When I was a kid my parents had a VHS copy of Paul Simon & Ladysmith Black Mambazo performing Graceland. The drummer had a million drums that in my memory wrapped behind him. I would setup a drum set made out of pots and pans in front of the TV and play along with it. It’s one of those stories that gets told a lot but I’m also pretty sure it’s a real memory. It is now, anyway. 

I’m trying to think of another one. In 8th grade, I waited in line a Strawberries record store in Cambridge, MA for 3 hours to get Outkast’s autograph. Stankonia had just come out and I had it on vinyl, two transparent orange records that sounded awesome even through my crappy Numark DJ turntables I had bought at Guitar Center. I brought my minidisc player with a minidisc mix I had made by taping the radio, mostly the afternoon old school hip hop show on JAMN 94.5 and stood in waiting with the cool sounds of Slick Rick in my head. After three hours we were informed that Outkast weren’t coming, their plane landed late and they had to rush over to Boston College for their show that night. But the first 50 people in line would get a wristband that would get them into the show. 

I freaked out. I called my mom. I was very close to the front of the line. I asked nicely and she said I could go but I had to be home by 11 since it was a school night. She dropped me off and I tried to find the concert. I asked a tall college girl if she was going to the Outkast show and she said yes so I followed her in and watched Xzibit open the show. He was great. Outkast came on. I remember not being totally floored by the live show, but I was excited as hell and I heard enough of the hits I wanted to hear before my mom came to pick me up. 

It makes sense that this was my first concert, since I’ve gone to plenty of shows alone since then. 


Did you enjoy your previous performances at SXSW?

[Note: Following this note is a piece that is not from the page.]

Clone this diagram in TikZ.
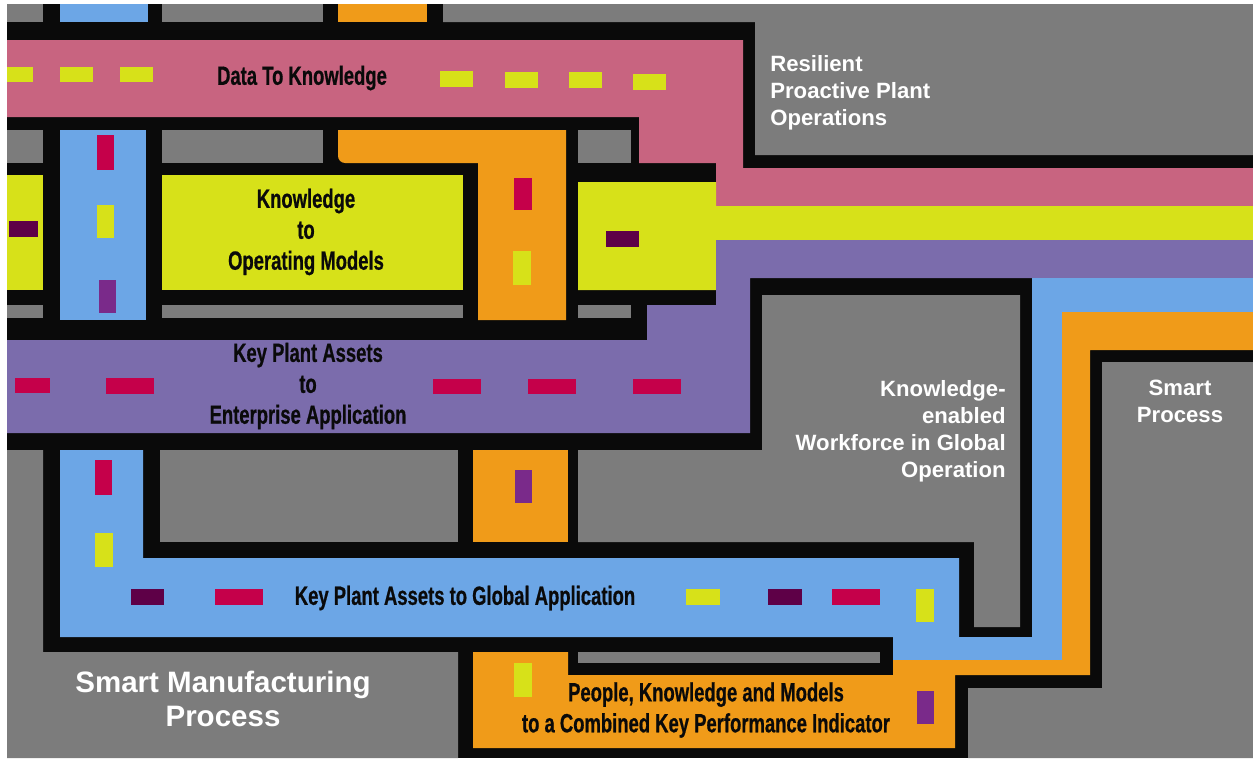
\documentclass[tikz,border=0pt]{standalone}
\usepackage{fontspec}
\setmainfont{Liberation Sans}
\newfontfamily\roadfont[FakeStretch=0.7,FakeBold=0.6]{Liberation Sans}
\usetikzlibrary{positioning}

\definecolor{roadpink}{RGB}{200,100,128}
\definecolor{roadyellow}{RGB}{215,225,25}
\definecolor{roadpurple}{RGB}{123,108,172}
\definecolor{roadblue}{RGB}{108,166,230}
\definecolor{roadorange}{RGB}{240,155,25}
\definecolor{ground}{RGB}{124,124,124}
\definecolor{curb}{RGB}{10,10,10}
\definecolor{markred}{RGB}{197,0,74}
\definecolor{markplum}{RGB}{94,0,71}
\definecolor{markviolet}{RGB}{122,42,138}

\begin{document}
\begin{tikzpicture}[x=0.02cm, y=-0.02cm,
  roadlabel/.style={font=\roadfont\bfseries\fontsize{15}{17.6}\selectfont, text=curb, align=center, inner sep=0pt},
  arealabel/.style={font=\bfseries\fontsize{12.6}{15.3}\selectfont, text=white, inner sep=0pt}]

\useasboundingbox (0,0) rectangle (1253,758);
\fill[white] (0,0) rectangle (1253,758);

% --- Ground: black curbs with grey blocks ---
\fill[curb] (7,4) rectangle (1253,758);
\fill[ground] (7,4) rectangle (43,22);
\fill[ground] (162,4) rectangle (323,22);
\fill[ground] (443,4) -- (1253,4) -- (1253,155) -- (755,155) -- (755,22) -- (443,22) -- cycle;
\fill[ground] (7,130) rectangle (43,163);
\fill[ground] (162,130) rectangle (323,163);
\fill[ground] (578,130) rectangle (631,163);
\fill[ground] (7,305) rectangle (43,318);
\fill[ground] (162,305) rectangle (463,318);
\fill[ground] (578,305) rectangle (631,318);
\fill[ground] (762,295) -- (1020,295) -- (1020,627) -- (974,627) -- (974,542)
  -- (578,542) -- (578,450) -- (762,450) -- cycle;
\fill[ground] (160,450) rectangle (458,542);
\fill[ground] (7,450) -- (43,450) -- (43,652) -- (458,652) -- (458,758) -- (7,758) -- cycle;
\fill[ground] (578,652) rectangle (880,663);
\fill[ground] (1102,362) -- (1253,362) -- (1253,758) -- (968,758) -- (968,688) -- (1102,688) -- cycle;

% --- Roads ---
\fill[roadpink] (7,40) -- (743,40) -- (743,168) -- (1253,168) -- (1253,206) -- (716,206)
  -- (716,163) -- (639,163) -- (639,117) -- (7,117) -- cycle;
\fill[roadyellow] (7,175) rectangle (43,290);
\fill[roadyellow] (162,175) rectangle (463,290);
\fill[roadyellow] (578,182) -- (716,182) -- (716,206) -- (1253,206) -- (1253,240) -- (716,240)
  -- (716,290) -- (578,290) -- cycle;
\fill[roadpurple] (7,340) -- (647,340) -- (647,305) -- (716,305) -- (716,240) -- (1253,240)
  -- (1253,278) -- (750,278) -- (750,433) -- (7,433) -- cycle;
\fill[roadblue] (60,4) rectangle (148,22);
\fill[roadblue] (60,130) rectangle (146,320);
\fill[roadblue] (60,450) -- (143,450) -- (143,558) -- (959,558) -- (959,637) -- (1032,637)
  -- (1032,278) -- (1253,278) -- (1253,312) -- (1062,312) -- (1062,660) -- (893,660)
  -- (893,637) -- (60,637) -- cycle;
\fill[roadorange] (338,4) rectangle (427,22);
\fill[roadorange] (566,130) -- (566,320) -- (478,320) -- (478,163)
  [rounded corners=4] -- (338,163) [sharp corners] -- (338,130) -- cycle;
\fill[roadorange] (473,450) rectangle (568,542);
\fill[roadorange] (473,652) -- (568,652) -- (568,675) -- (893,675) -- (893,660) -- (1062,660)
  -- (1062,312) -- (1253,312) -- (1253,350) -- (1090,350) -- (1090,675) -- (955,675)
  -- (955,748) -- (473,748) -- cycle;

% --- Lane marks ---
\fill[roadyellow] (7,67) rectangle (33,82);
\fill[roadyellow] (60,67) rectangle (93,82);
\fill[roadyellow] (120,67) rectangle (153,82);
\fill[roadyellow] (440,71) rectangle (473,87);
\fill[roadyellow] (505,72) rectangle (538,88);
\fill[roadyellow] (569,72) rectangle (602,88);
\fill[roadyellow] (633,74) rectangle (666,90);
\fill[markred] (97,135) rectangle (114,170);
\fill[roadyellow] (97,205) rectangle (114,238);
\fill[markviolet] (99,280) rectangle (116,313);
\fill[markplum] (9,221) rectangle (38,237);
\fill[markred] (514,178) rectangle (532,210);
\fill[roadyellow] (513,251) rectangle (531,285);
\fill[markplum] (606,231) rectangle (639,247);
\fill[markred] (15,378) rectangle (50,393);
\fill[markred] (106,378) rectangle (154,394);
\fill[markred] (433,379) rectangle (481,394);
\fill[markred] (528,379) rectangle (576,394);
\fill[markred] (633,379) rectangle (681,394);
\fill[markviolet] (515,470) rectangle (532,503);
\fill[markred] (95,460) rectangle (112,495);
\fill[roadyellow] (95,533) rectangle (113,567);
\fill[markplum] (131,589) rectangle (164,605);
\fill[markred] (215,589) rectangle (263,605);
\fill[roadyellow] (686,589) rectangle (720,605);
\fill[markplum] (768,589) rectangle (802,605);
\fill[markred] (832,589) rectangle (880,605);
\fill[roadyellow] (916,589) rectangle (934,622);
\fill[roadyellow] (514,663) rectangle (532,697);
\fill[markviolet] (917,691) rectangle (934,724);

% --- Labels ---
\node[roadlabel] (datatext) at (302,78) {Data To Knowledge};
\node[roadlabel] (modeltext) at (306,232) {Knowledge\\to\\Operating Models};
\node[roadlabel] (enterprisetext) at (308,386) {Key Plant Assets\\to\\Enterprise Application};
\node[roadlabel] (globaltext) at (465,598) {Key Plant Assets to Global Application};
\node[roadlabel] (kpitext) at (706,710) {People, Knowledge and Models\\to a Combined Key Performance Indicator};

\node[arealabel, align=left, anchor=west] (resilient) at (770,93) {Resilient\\Proactive Plant\\Operations};
\node[arealabel, align=right, anchor=east] (workforce) at (1006,431) {Knowledge-\\enabled\\Workforce in Global\\Operation};
\node[arealabel, align=center] (smartproc) at (1180,401) {Smart\\Process};
\node[arealabel, align=center, font=\bfseries\fontsize{16.8}{19.3}\selectfont] (smartmfg) at (223,699) {Smart Manufacturing\\Process};

\end{tikzpicture}
\end{document}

Last year I played SXSW with Man Man and that was really fun, during the interactive portion of the festival. In 2008 I played with a New York band called the Teenage Prayers and I had a blast, I was 19 and ran around and saw the Mae Shi and they melted my face off. 


Are you looking forward to performing again at SXSW/touring?

Yes yes yes yes yes. This is a band of my best friends and there is nothing better than being on the road with your best friends. And that energy transfers onto the stage which is a nice thing to take around the world with you.


Tell me about writing the new album.

A few of these songs are from the first batch of Landlady songs I ever wrote, in early 2010, but they didn’t make it onto our first self-produced record. The rest i’ve written throughout the life of the band, being inspired by the folks I play with. I come up with ideas usually at a piano, or I have a vocal idea while I’m walking or in the car and will record it into my phone and then build it out either 2 days or 2 years later. But the songs really do span 4 years. A few of them only came together weeks before entering the studio. I try to leave pieces unfinished when I bring them to the band so that everyone’s influence and smarts can have their way with the music, and by the end I’m always so happy with the result. It sounds contrived to be this psyched on it but it’s true. 


Which is your personal favourite song from the album?

There’s a few. The Globe is one I wrote a long while ago and it still resonates with me. It’s about an alien cutting up planet Earth with a big pair of scissors. But it’s also about home. And being alive. (I think most of my songs are about those things, minus the alien). Another is called Dying Day, which originated as a piano improvisation I recorded, that then took hours for me to relearn from the demo. 

It was a really weird angular piano piece, never repeating itself, and then we divided the parts up among the other instruments in the band and it just sounds so awesome. The chorus is straight up soul.

We really do our best to connect with our inner weirdness and at the same time create songs that anyone could connect with and enjoy. It wasn’t ever on purpose, but I like how we can be honestly broad. In a positive way. If that makes sense.


How did you all meet?

I met a few of the guys in college, I went to NYU to study the saxophone. Some of the others I just met in New York. We’re all super active, playing in a bunch of bands and always going to see music and through all that a really great community has grown of folks all constantly creating and performing in the city.


What was it like the first time you all played together?

It felt like no corners were cut. Like every person in the band was equally strong and unique. There’s personality across the board and it becomes a living organism, and I think that was present even at the first shows. We’ve had some band members come and go throughout the past few years but that energy has always remained at the core.


Weirdest thing to ever happen to the band?

Since we haven’t toured the adventure and mishap quota is still pretty low. Apologies in advance for this not being that weird. But I like it. We played a show a while back in upstate New York, and stopped at an apple orchard along the way. When I was a younger I would go apple picking in Maine and a few of the guys had never been before. So we went and it was great, I climbed the trees and Jeremy our tall drummer shook the trees until all the apples fell. He also performed his signature move, the “apple smash” where he winds up and smashes an apple into his mouth and eats it like an animal. 

The show was in a basement of some student center. Between songs, our guitar player Mikey tossed an apple up in the air and punched it, sending the fruit off the stage and into the chest of a guy in the front row.  

If that’s not weird then I don’t know what is.